The Philippines presents a story of ongoing confrontation and continuing challenges to the legitimacy of the state. In the context of a rapacious elite and corrupt regime, and the continuing immiseration of the masses, the state has been unable to reach a settlement. It faces a dense civil society, tempered like fine steel through its successful battles to depose the dictator Marcos, to force the withdrawal of American troops and bases, and the ousting of Arroyo’s predecessor. Through all these struggles lawyers have been integrated in the social movements resisting the state. They have served a vital role as organic intellectuals closely involved in the peoples’ struggles. In those circumstances they have not been on their own, vulnerable to being simply picked off, beaten and sent to jail or co-opted as a group. Nor have negotiations been an option. As a result, the Arroyo regime has not attempted to confront them directly, other than in court, often before compliant judges. Rather the Philippine state is engaged in a “shadow war” in which progressive lawyers and their allies are “neutralised” by violent extra-judicial measures.

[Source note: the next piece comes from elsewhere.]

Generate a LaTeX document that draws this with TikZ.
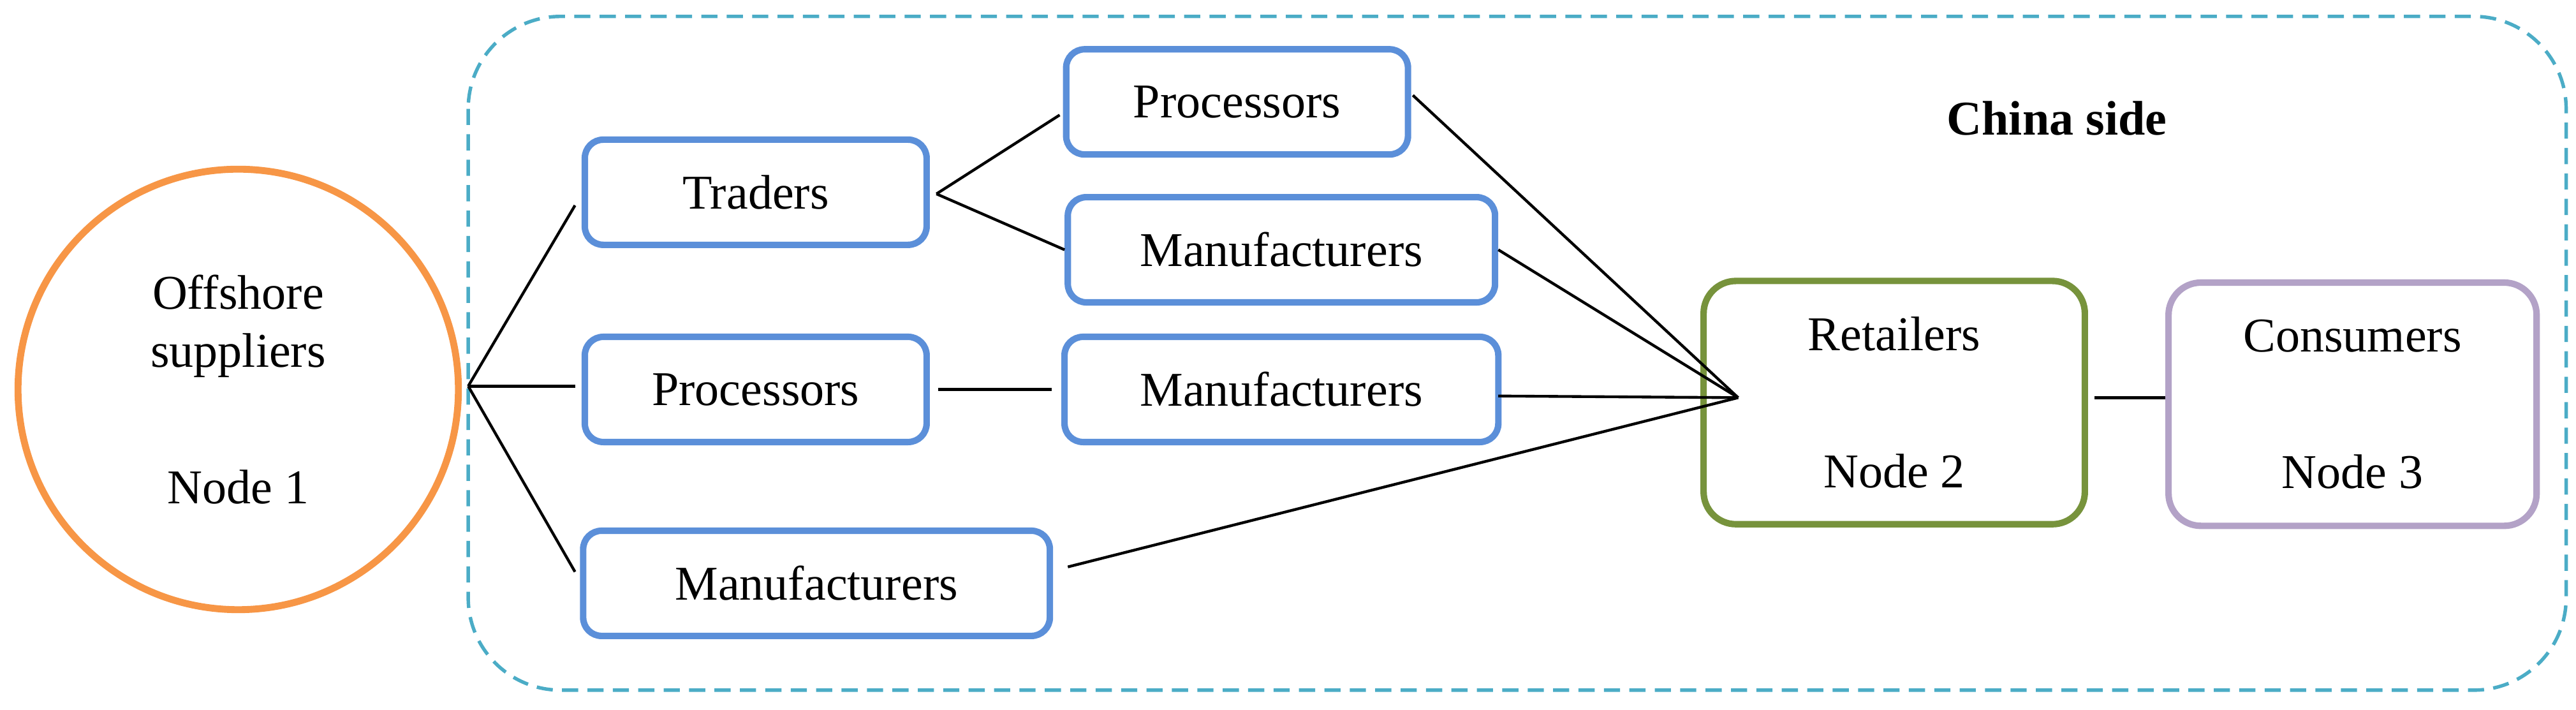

Authoritarian states have been in place in Malaysia and Pakistan for years. In both countries, civil society is less united and less experienced in the tactics and methods of politically confronting the state than in the Philippines. With few exceptions, lawyers have not played a significant part in political opposition to the state. Nevertheless, Malaysian lawyers played an important role in opposing the misuse of legal procedures and institutions to eliminate political resistance to Mahatir. Although there has been no continuing confrontation, lawyers were again active over the treatment of Hindus, and like their Filipino colleagues, were integrated into that struggle. Using a “dialectic of legal repression”, the Malaysian state initially arrested Hindraf leaders (one a lawyer), before the major demonstration, and later released them without charge, as they did with those accused of attempted murder.22 Here it would seem the Hindus do not yet represent a threat to the state, can be negotiated with, and for that lawyers will be useful out of jail.